“They can’t all be gems.” - Dan John
We've all been there at some point in our athletic careers; you walk up to the barbell, or the pitching mound, or the free throw line and for some reason, today, it's just not clicking. And you try to tell yourself, 'Hey! Everyone has an off day. Every day isn't going to be a PR day.' But saying that doesn't make it any less frustrating or disappointing.
Even worse, sometimes that bad day carries over into the next day, and before you know it, you're having a bad week. At this point, you're hating life but you don't know how to break this bad day cycle. So what do you?
This blog post was inspired by my own personal experience in the gym this week; I wouldn’t say that I’m having a 'bad' week but I am definitely having an off week. I’ve been working under a competitor’s load for almost three years now, so having a bad week isn’t a foreign thing to me and I can generally handle it pretty well without drowning myself in ice cream out of pity. (And I say generally because sometimes, that pint of Ben and Jerry's comes out!)
But I still wanted to read up on some tips on how to handle this situation, just incase my off week decides to follow me into next Monday’s training. This is what I found….
All The Heavy Lifting came up with five tips for dealing with a bad day at the gym, and I love that they started their list out with a tip from Dan John (because I’m a big fan of his).

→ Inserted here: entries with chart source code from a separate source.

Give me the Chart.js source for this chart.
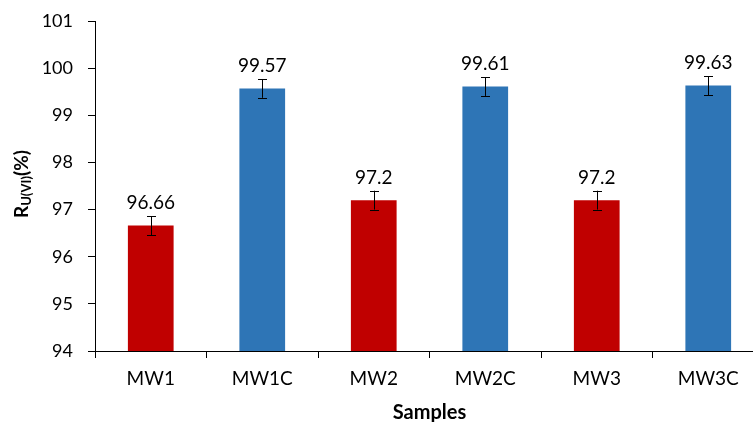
<!DOCTYPE html>
<html>
<head>
<meta charset="utf-8">
<script src="https://cdn.jsdelivr.net/npm/chart.js@4"></script>
<style>
  html, body { margin: 0; padding: 0; background: #fff; overflow: hidden; }
  #wrap { width: 770px; height: 422px; position: relative; }
</style>
</head>
<body>
<div id="wrap"><canvas id="c"></canvas></div>
<script>
// Uranium(VI) removal per sample
const categories = ['MW1', 'MW1C', 'MW2', 'MW2C', 'MW3', 'MW3C'];
const removal = [96.66, 99.57, 97.2, 99.61, 97.2, 99.63];
const removalErr = [0.2, 0.2, 0.2, 0.2, 0.2, 0.2];
const valueLabels = ['96.66', '99.57', '97.2', '99.61', '97.2', '99.63'];
const barColors = ['#C00000', '#2E75B6', '#C00000', '#2E75B6', '#C00000', '#2E75B6'];

const FONT = 'Lato, "Open Sans", sans-serif';

// error bars with value labels above them
const errorBars = {
  id: 'errorBars',
  afterDatasetsDraw(chart) {
    const ctx = chart.ctx;
    const y = chart.scales.y;
    const meta = chart.getDatasetMeta(0);
    ctx.save();
    ctx.strokeStyle = '#000';
    ctx.lineWidth = 1;
    meta.data.forEach((bar, i) => {
      const x = Math.round(bar.x) + 0.5;
      const top = y.getPixelForValue(removal[i] + removalErr[i]);
      const bot = y.getPixelForValue(removal[i] - removalErr[i]);
      ctx.beginPath();
      ctx.moveTo(x, top); ctx.lineTo(x, bot);
      ctx.moveTo(x - 4.5, Math.round(top) + 0.5); ctx.lineTo(x + 4.5, Math.round(top) + 0.5);
      ctx.moveTo(x - 4.5, Math.round(bot) + 0.5); ctx.lineTo(x + 4.5, Math.round(bot) + 0.5);
      ctx.stroke();
      ctx.fillStyle = '#000';
      ctx.font = '19px ' + FONT;
      ctx.textAlign = 'center';
      ctx.textBaseline = 'alphabetic';
      ctx.fillText(valueLabels[i], bar.x, top - 7);
    });
    ctx.restore();
  }
};

// y-axis title with subscript
const yTitle = {
  id: 'yTitle',
  afterDraw(chart) {
    const ctx = chart.ctx;
    ctx.save();
    ctx.translate(22, 184);
    ctx.rotate(-Math.PI / 2);
    ctx.fillStyle = '#000';
    ctx.textBaseline = 'middle';
    const big = 'bold 19px ' + FONT;
    const small = 'bold 13px ' + FONT;
    const parts = [['R', big, 0], ['U(VI)', small, 5], ['(%)', big, 0]];
    let total = 0;
    parts.forEach(p => { ctx.font = p[1]; total += ctx.measureText(p[0]).width; });
    let x = -total / 2;
    ctx.textAlign = 'left';
    parts.forEach(p => {
      ctx.font = p[1];
      ctx.fillText(p[0], x, p[2]);
      x += ctx.measureText(p[0]).width;
    });
    ctx.restore();
  }
};

new Chart(document.getElementById('c'), {
  type: 'bar',
  data: {
    labels: categories,
    datasets: [{
      data: removal,
      backgroundColor: barColors,
      borderWidth: 0,
      categoryPercentage: 1,
      barPercentage: 0.41
    }]
  },
  options: {
    responsive: true,
    maintainAspectRatio: false,
    animation: false,
    layout: { padding: { top: 21, right: 6, left: 0, bottom: 0 } },
    plugins: { legend: { display: false }, tooltip: { enabled: false } },
    scales: {
      x: {
        grid: { display: true, offset: true, drawOnChartArea: false, tickLength: 7, color: '#000', tickColor: '#000' },
        border: { display: true, color: '#000', width: 1 },
        ticks: { color: '#000', font: { family: FONT, size: 19 }, padding: 9 },
        title: { display: true, text: 'Samples', color: '#000', font: { family: FONT, size: 20, weight: 'bold' }, padding: { top: 0, bottom: -3 } },
        afterFit(s) { s.height = 71; }
      },
      y: {
        min: 94, max: 101,
        grid: { display: true, drawOnChartArea: false, tickLength: 7, color: '#000', tickColor: '#000' },
        border: { display: true, color: '#000', width: 1 },
        ticks: { stepSize: 1, color: '#000', font: { family: FONT, size: 18 }, padding: 15 },
        afterFit(s) { s.width = 95; s.paddingTop = 0; s.paddingBottom = 0; }
      }
    }
  },
  plugins: [errorBars, yTitle]
});
</script>
</body>
</html>
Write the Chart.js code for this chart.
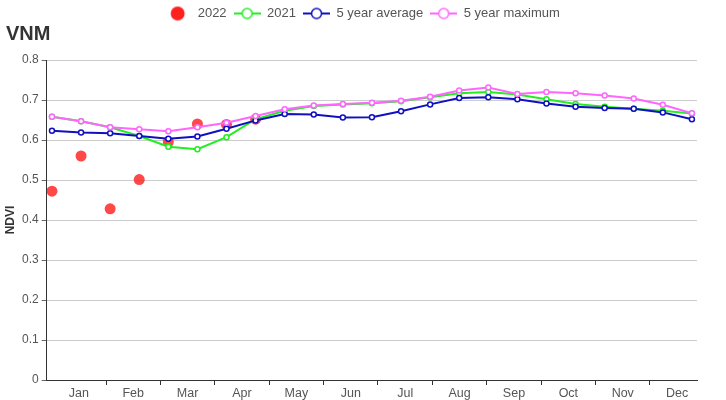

Dan John’s Rule of Five states that in a group of five workouts, he tends to have one great workout, one completely awful workout and then three other workouts that are like “punch the clock” type workouts, where he’s just doing work. Looking back through my weekly training log, I can totally see what Dan John is saying. In fact, in a recent week, I started the week with a workout that made me feel damn near invincible - and then the next day, I was completely humbled in the opposite direction.
ATHL’s five tips are:
- Don’t Over Analyze, because a bad training session can be caused by virtually anything.
- Derive Satisfaction From Putting in the Work, because even if every rep is a grinder, you’ve still trumped over temporary adversity and stayed on track towards your goals.
- Don’t Allow One Bad Day to Cause Another, because carrying over your bad mood can be a vicious cycle.
- If Bad Days Become Chronic, Reevaluate.
- Remember the Big Picture, stay focused on your goals and take satisfaction in striving to better yourself.
CrossFit Games Athlete Josh Bridges also offered up a few ideas on how to break out of your bad day cycle without having to smother yourself in chocolate or booze.
- Do What You Do Best by doing something that you know for sure that you do pretty well.
- Change Your Mindset by realizing the gym is your fun, happy place and sometimes you just need to remind yourself that training is supposed to be fun.
- Stop Feeling Sorry for Yourself and know that if you walk into a workout saying it’s going to suck - then it probably will.
- Circle Back once you break this cycle and tackle those workouts that were causing you such grief to begin with.
(You can read more in-depth tips from Bridges on this matter here: Having Bad Days in the Gym? Break The Cycle!)
What tips do you use when you're having a bad day in the gym?